• [Stated task]
Pictures excluded, return the lines below from the first through the line holding "import plotly.graph_objects as go".

• [Provided data]
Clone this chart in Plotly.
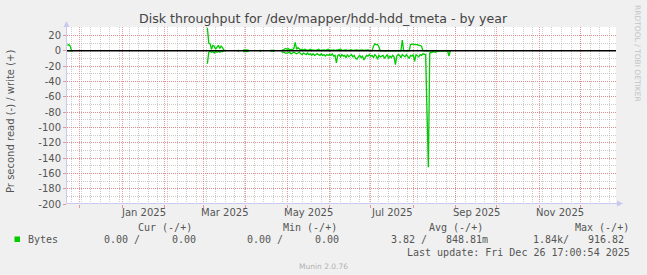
import pandas as pd
import plotly.graph_objects as go

# ---------------- data (daily averages, one segment per stretch of data) ----------------
seg_starts = ["2024-11-22", "2025-03-04", "2025-03-26", "2025-03-30",
              "2025-04-11", "2025-04-19", "2025-04-27"]

seg_write = [
    [7, 8, 6, 0.5, 0],
    [30, 10, 9, 2, 7, 6, 2, 5, 7, 3, 6, 4, 1, 0],
    [0.5, 0.5],
    [1, 1, 1, 1, 1],
    [0.5, 0.5],
    [0.5, 0.5, 0.5, 0.5],
    [0, 1, 2, 3,
     2, 3, 1, 2, 1, 3, 11, 2, 4, 3,
     1, 2, 1, 2, 1, 0.5, 1, 2, 1, 0.5,
     1, 0.5, 1, 2, 0.5, 1, 0.5, 1, 0.5, 1, 2,
     0.5, 1, 0.5, 1, 0.5, 1, 0.5, 1, 2, 0.5,
     1, 0.5, 1, 0.5, 1, 0.5, 1, 0.5, 1, 0.5,
     1, 0.5, 1, 0.5, 1, 0.5, 1, 0.5, 1, 0.5,
     0, 0, 6, 9, 8, 8, 5, 0, 0, 0,
     0, 0, 0, 0, 0, 0, 0, 0, 0, 0,
     0, 0, 0, 14, 0, 0, 0, 0, 0, 8, 9,
     9, 8, 8, 8, 7, 7, 6, 0, 0, 0,
     0, 0, 0, 0, 0, 0, 0, 0, 0, 0,
     0, 0, 0, 0, 0, 0, 0, 0],
]

seg_read = [
    [0, 0, 0, 0, 0],
    [17, 2, 1, 2, 1, 3, 1, 2, 1, 2, 1, 1, 0, 0],
    [0.5, 0.5],
    [1, 1, 1, 1, 1],
    [0.5, 0.5],
    [0.5, 0.5, 0.5, 0.5],
    [1, 2, 2, 3,
     3, 2, 2, 4, 3, 2, 3, 4, 3, 2,
     4, 5, 3, 4, 5, 3, 5, 4, 6, 4,
     6, 5, 4, 5, 6, 4, 6, 5, 7, 5, 6,
     5, 6, 4, 7, 6, 16, 6, 5, 8, 5,
     7, 6, 9, 5, 8, 6, 5, 8, 6, 10,
     11, 8, 6, 9, 7, 12, 8, 6, 7, 5,
     7, 6, 9, 5, 7, 11, 6, 8, 7, 6,
     10, 7, 5, 10, 7, 9, 6, 8, 18, 7,
     5, 6, 9, 5, 6, 8, 5, 8, 10, 6, 7,
     5, 14, 5, 6, 8, 5, 6, 4, 5, 5,
     80, 152, 3, 2, 2, 1, 2, 1, 0, 0,
     0, 0, 0, 0, 0, 0, 7, 0],
]

y_ticks = [-200, -180, -160, -140, -120, -100, -80, -60, -40, -20, 0, 20]
x_label_text = ["Jan 2025", "Mar 2025", "May 2025", "Jul 2025", "Sep 2025", "Nov 2025"]
x_label_pos = ["2025-01-16 12:00", "2025-03-16 12:00", "2025-05-16 12:00",
               "2025-07-16 12:00", "2025-09-16", "2025-11-16"]
month_starts = ["2024-12-01", "2025-01-01", "2025-02-01", "2025-03-01", "2025-04-01",
                "2025-05-01", "2025-06-01", "2025-07-01", "2025-08-01", "2025-09-01",
                "2025-10-01", "2025-11-01", "2025-12-01"]

legend_headers = ["Cur (-/+)", "Min (-/+)", "Avg (-/+)", "Max (-/+)"]
legend_read = ["0.00 /", "0.00 /", "3.82 /", "1.84k/"]
legend_write = ["0.00", "0.00", "848.81m", "916.82"]

title = "Disk throughput for /dev/mapper/hdd-hdd_tmeta - by year"
y_title = "Pr second read (-) / write (+)"
last_update = "Last update: Fri Dec 26 17:00:54 2025"

# ---------------- build the series (gaps between segments) ----------------
xs, ws, rs = [], [], []
for start, wv, rv in zip(seg_starts, seg_write, seg_read):
    d = pd.date_range(start, periods=len(wv), freq="D")
    if xs:
        xs.append(d[0] - pd.Timedelta(hours=12))
        ws.append(None)
        rs.append(None)
    xs.extend(d)
    ws.extend(wv)
    rs.extend(-v for v in rv)

# ---------------- layout helpers ----------------
W, H = 647, 275
L, R, T, B = 67, 616, 27, 204


def px(x):
    return (x - L) / (R - L)


def py(y):
    return (B - y) / (B - T)


GREEN = "#00CC00"
TXT = "#555555"
SANS = "DejaVu Sans"
MONO = "DejaVu Sans Mono"

fig = go.Figure()
fig.add_trace(go.Scatter(x=xs, y=ws, mode="lines",
                         line=dict(color=GREEN, width=1.3), hoverinfo="skip",
                         showlegend=False))
fig.add_trace(go.Scatter(x=xs, y=rs, mode="lines",
                         line=dict(color=GREEN, width=1.3), hoverinfo="skip",
                         showlegend=False))

MAJ = "rgba(225,120,120,0.75)"
MIN = "rgba(170,170,170,0.6)"

fig.update_layout(
    width=W, height=H,
    margin=dict(l=L, r=W - R, t=T, b=H - B, pad=0),
    paper_bgcolor="#F0F0F0", plot_bgcolor="#FFFFFF",
    showlegend=False,
    xaxis=dict(type="date", range=["2024-11-21 17:00:54", "2025-12-26 17:00:54"],
               tickmode="array", tickvals=month_starts, ticktext=[""] * len(month_starts),
               showgrid=True, gridcolor=MAJ, griddash="1px,1px", gridwidth=1,
               ticks="outside", ticklen=3, tickcolor=MAJ,
               minor=dict(dtick=7 * 86400000, tick0="2024-11-25", showgrid=True,
                          gridcolor=MIN, griddash="1px,1px", gridwidth=1),
               showline=False, zeroline=False, fixedrange=True),
    yaxis=dict(range=[-200, 31], tickmode="array", tickvals=y_ticks,
               ticktext=[str(v) for v in y_ticks],
               showgrid=True, gridcolor=MAJ, griddash="1px,1px", gridwidth=1,
               ticks="outside", ticklen=3, tickcolor=MAJ,
               tickfont=dict(family=SANS, size=10, color=TXT),
               minor=dict(dtick=10, tick0=0, showgrid=True, gridcolor=MIN,
                          griddash="1px,1px", gridwidth=1),
               showline=False, zeroline=False, fixedrange=True),
)

AX = "#C8C8F0"
shapes = [
    dict(type="line", xref="paper", yref="y", x0=0, x1=1, y0=0, y1=0,
         line=dict(color="#000000", width=1.5), layer="above"),
    dict(type="line", xref="paper", yref="paper", x0=px(66.5), x1=px(66.5),
         y0=py(B), y1=py(24), line=dict(color=AX, width=1)),
    dict(type="line", xref="paper", yref="paper", x0=px(L), x1=px(619),
         y0=py(203.5), y1=py(203.5), line=dict(color=AX, width=1)),
    dict(type="path", xref="paper", yref="paper",
         path=f"M {px(63.5)} {py(27)} L {px(66.5)} {py(21)} L {px(69.5)} {py(27)} Z",
         fillcolor=AX, line=dict(width=0)),
    dict(type="path", xref="paper", yref="paper",
         path=f"M {px(617)} {py(200.5)} L {px(623)} {py(203.5)} L {px(617)} {py(206.5)} Z",
         fillcolor=AX, line=dict(width=0)),
    dict(type="rect", xref="paper", yref="paper", x0=px(14.5), x1=px(20),
         y0=py(242), y1=py(236.5), fillcolor=GREEN, line=dict(width=0)),
]
fig.update_layout(shapes=shapes)

ann = []
ann.append(dict(text=title, xref="paper", yref="paper", x=px(323), y=py(19),
                xanchor="center", yanchor="middle", showarrow=False,
                font=dict(family=SANS, size=12.6, color="#444444")))
ann.append(dict(text=y_title, xref="paper", yref="paper", x=px(10), y=py(122),
                xanchor="center", yanchor="middle", showarrow=False, textangle=-90,
                font=dict(family=SANS, size=10, color=TXT)))
ann.append(dict(text="RRDTOOL / TOBI OETIKER", xref="paper", yref="paper",
                x=px(638), y=py(53), xanchor="center", yanchor="middle",
                showarrow=False, textangle=90,
                font=dict(family=SANS, size=7.5, color="#C4C4C4")))
for t, d in zip(x_label_text, x_label_pos):
    ann.append(dict(text=t, xref="x", yref="paper", x=d, y=py(212.5),
                    xanchor="center", yanchor="middle", showarrow=False,
                    font=dict(family=SANS, size=10, color=TXT)))

hdr_x = [136, 281, 427, 573]
rd_end = [142, 285, 429, 571]
wr_end = [198, 341, 490, 626]
for h, x0 in zip(legend_headers, hdr_x):
    ann.append(dict(text=h, xref="paper", yref="paper", x=px(x0), y=py(227.5),
                    xanchor="left", yanchor="middle", showarrow=False,
                    font=dict(family=MONO, size=10, color=TXT)))
ann.append(dict(text="Bytes", xref="paper", yref="paper", x=px(26), y=py(239.5),
                xanchor="left", yanchor="middle", showarrow=False,
                font=dict(family=MONO, size=10, color=TXT)))
for r_, w_, xr, xw in zip(legend_read, legend_write, rd_end, wr_end):
    ann.append(dict(text=r_, xref="paper", yref="paper", x=px(xr), y=py(239.5),
                    xanchor="right", yanchor="middle", showarrow=False,
                    font=dict(family=MONO, size=10, color=TXT)))
    ann.append(dict(text=w_, xref="paper", yref="paper", x=px(xw), y=py(239.5),
                    xanchor="right", yanchor="middle", showarrow=False,
                    font=dict(family=MONO, size=10, color=TXT)))
ann.append(dict(text=last_update, xref="paper", yref="paper", x=px(632), y=py(252),
                xanchor="right", yanchor="middle", showarrow=False,
                font=dict(family=MONO, size=10, color=TXT)))
ann.append(dict(text="Munin 2.0.76", xref="paper", yref="paper", x=px(323), y=py(266),
                xanchor="center", yanchor="middle", showarrow=False,
                font=dict(family=SANS, size=7.5, color="#B0B0B0")))
fig.update_layout(annotations=ann)

fig.write_html("out.html")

• [Solution to this problem]
Clone this chart in Plotly.
import pandas as pd
import plotly.graph_objects as go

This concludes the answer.